215. Ideology, power and knowledge
Ideology loads actions and knowledge with strongly
held, prejudicial convictions of interest, purpose, and perspective. It used to
be thought that ideology may be avoided, certainly in science, in
disinterested, objective knowledge. That is an illusion, according to Nietzsche
and Foucault, and I agree. Is every knowledge ideology, then? I don’t think so.
Ideology immunizes itself against critical discourse,
blinding itself, deliberately or not. While knowledge is inevitably biased it
can yet be open to debate, pursuing what earlier in this blog (item 104) I
called warranted assertibility, where
one accepts the obligation to substantiate one’s view with arguments and facts,
even though those are never objectively or
‘rock-bottom’ true. So, if there is anything left in the way of a universal
principle of scientific morality, it is that.

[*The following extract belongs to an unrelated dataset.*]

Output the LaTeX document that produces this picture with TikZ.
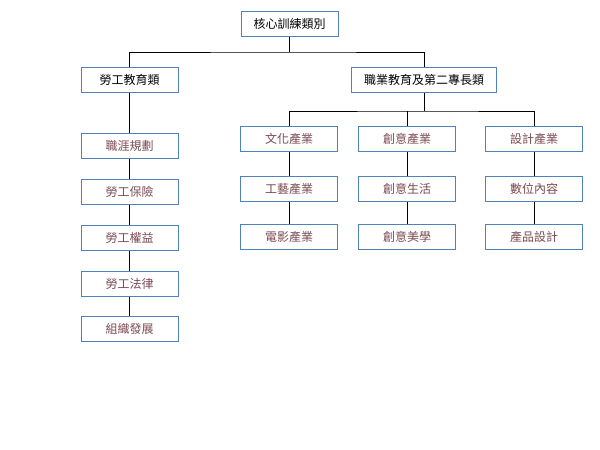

Karl Popper laid down the principle that scientists
should seek falsification, not corroboration of theory. Instead of looking out
for facts that confirm, they should look out for ‘forbidden events’ at odds
with the theory.
In fact, in science there is bias, dodging forbidden
events and criticism, posturing, clamour, painting caricatures, ridiculing the
opposition, setting up straw men to flog, in order to draw attention, or to
protect established reputation and authority. So, Nietzsche and Foucault are
right to say that knowledge entails battle, fight for power.
Counter to Popper’s scientific morality, in fact scientists
routinely seek confirmation rather than falsification.
Progress in knowledge is seldom up to an openness of
the individual scientist to criticism or falsification, and more a matter of
battle, in rivalry and competition, in arenas of publication and debate, within
and between disciplines. Scientists try to falsify not their own theories but
those of colleagues.
That may not be so bad, but the process is affected,
indeed shaped, by positions and roles of authority, in editorial teams and
boards, and by dominant styles and practices of research and publication .
Presently, scientific authority derives from one’s
number of citations or publications in highly cited journals, and then gives
access to positions of gatekeeping in editorial positions of journals.
Countries with a large audience, such as the US, yield the advantage of a
larger basis for citation. One gets cited more often as an American. People
gain advantage by investing, diligently and diplomatically, in positions in
networks, building on and citing the work of the ‘top dogs’, the gatekeepers, imitating
their style and acquiring their patronage.
Top dogs serve as role models, and dominant styles get
established. For example, from the US, the norm of producing ‘single-issue’
papers, not ranging too widely, going for incremental, recognizable and easy to
place results, rather than ambitious breakthroughs, and aiming for the
high-impact journals, which often means US journals. In the rat race for
careers Europeans argue that ‘If you can’t beat them, join them’.
Top economic journals select according to the ‘spirit
of geometry’ enshrined in mainstream economics. I once submitted a paper to
such a journal and received the following one line of response: ‘This paper
does not maximize utility subject to constraints, therefore it is not science’.
Here, science
indeed comes perilously close to ideology.